Quote the data exactly, first line to the line containing "import plotly.graph_objects as go", with no pictures.
***
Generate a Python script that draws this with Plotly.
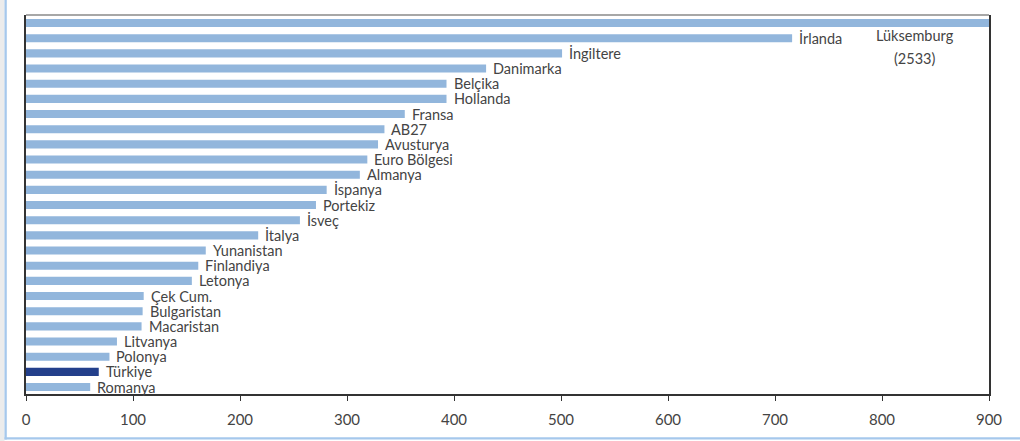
import plotly.graph_objects as go

# Countries listed bottom-to-top as they appear on the chart
countries = [
    "Romanya", "Türkiye", "Polonya", "Litvanya", "Macaristan", "Bulgaristan",
    "Çek Cum.", "Letonya", "Finlandiya", "Yunanistan", "İtalya", "İsveç",
    "Portekiz", "İspanya", "Almanya", "Euro Bölgesi", "Avusturya", "AB27",
    "Fransa", "Hollanda", "Belçika", "Danimarka", "İngiltere", "İrlanda",
    "Lüksemburg",
]
values = [
    60, 68, 78, 85, 108, 109,
    110, 155, 161, 168, 217, 256,
    271, 281, 312, 319, 329, 335,
    354, 393, 393, 430, 501, 716,
    2533,
]
x_ticks = [0, 100, 200, 300, 400, 500, 600, 700, 800, 900]

LIGHT = "#92b6dc"
DARK = "#233f8b"
TEXT = "#444444"
FONT = "Lato"

colors = [DARK if c == "Türkiye" else LIGHT for c in countries]

fig = go.Figure()
fig.add_trace(go.Bar(
    x=values,
    y=list(range(len(countries))),
    orientation="h",
    marker=dict(color=colors, line=dict(width=0)),
    width=0.53,
    hoverinfo="skip",
))

# Country labels just past each bar's end (the off-scale bar gets its own label)
annotations = []
label_font = dict(family=FONT, size=14.5, color=TEXT)
for i, (c, v) in enumerate(zip(countries, values)):
    if v > x_ticks[-1]:
        annotations.append(dict(
            x=831, y=i - 0.82, xref="x", yref="y",
            text=c, showarrow=False,
            xanchor="center", yanchor="middle",
            font=label_font, borderpad=0,
        ))
        annotations.append(dict(
            x=831, y=i - 2.31, xref="x", yref="y",
            text=f"({v})", showarrow=False,
            xanchor="center", yanchor="middle",
            font=label_font, borderpad=0,
        ))
        continue
    annotations.append(dict(
        x=v, y=i, xref="x", yref="y",
        text=c, showarrow=False,
        xanchor="left", yanchor="middle", xshift=6,
        font=label_font, borderpad=0,
    ))

# Panel frame: grey strip and light-blue rule on the left, blue rule along the bottom
W_PLOT = 963.0
H_PLOT = 379.0
def px_x(p):
    return (p - 26) / W_PLOT
def px_y(p):
    return (394 - p) / H_PLOT

shapes = [
    dict(type="rect", xref="paper", yref="paper",
         x0=px_x(0), x1=px_x(4.5), y0=px_y(441), y1=px_y(0),
         line=dict(width=0), fillcolor="#ececec", layer="below"),
    dict(type="rect", xref="paper", yref="paper",
         x0=px_x(4.5), x1=px_x(6.8), y0=px_y(439.6), y1=px_y(0),
         line=dict(width=0), fillcolor="#a6c8ec", layer="below"),
    dict(type="rect", xref="paper", yref="paper",
         x0=px_x(4.5), x1=px_x(1020), y0=px_y(439.6), y1=px_y(437.3),
         line=dict(width=0), fillcolor="#a6c8ec", layer="below"),
    # grey top edge of the plot box
    dict(type="line", xref="paper", yref="paper",
         x0=0, x1=1, y0=1, y1=1,
         line=dict(color="#8a8a8a", width=1.5)),
]

fig.update_layout(
    width=1020, height=441,
    margin=dict(l=26, r=31, t=15, b=47),
    paper_bgcolor="white",
    plot_bgcolor="white",
    showlegend=False,
    annotations=annotations,
    shapes=shapes,
    xaxis=dict(
        range=[0, 900],
        tickvals=x_ticks,
        ticktext=[str(t) for t in x_ticks],
        ticks="outside", ticklen=5, tickwidth=1, tickcolor="#333",
        showline=True, linecolor="#333", linewidth=1.5,
        showgrid=False, zeroline=False,
        ticklabelstandoff=6,
        tickfont=dict(family=FONT, size=15, color=TEXT),
    ),
    yaxis=dict(
        range=[-0.46, len(countries) - 1 + 0.53],
        showticklabels=False, ticks="",
        showline=True, linecolor="#333", linewidth=1.5, mirror=True,
        showgrid=False, zeroline=False,
    ),
)

fig.write_html("out.html")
***
* _Worked answer_:
Generate a Python script that draws this with Plotly.
import plotly.graph_objects as go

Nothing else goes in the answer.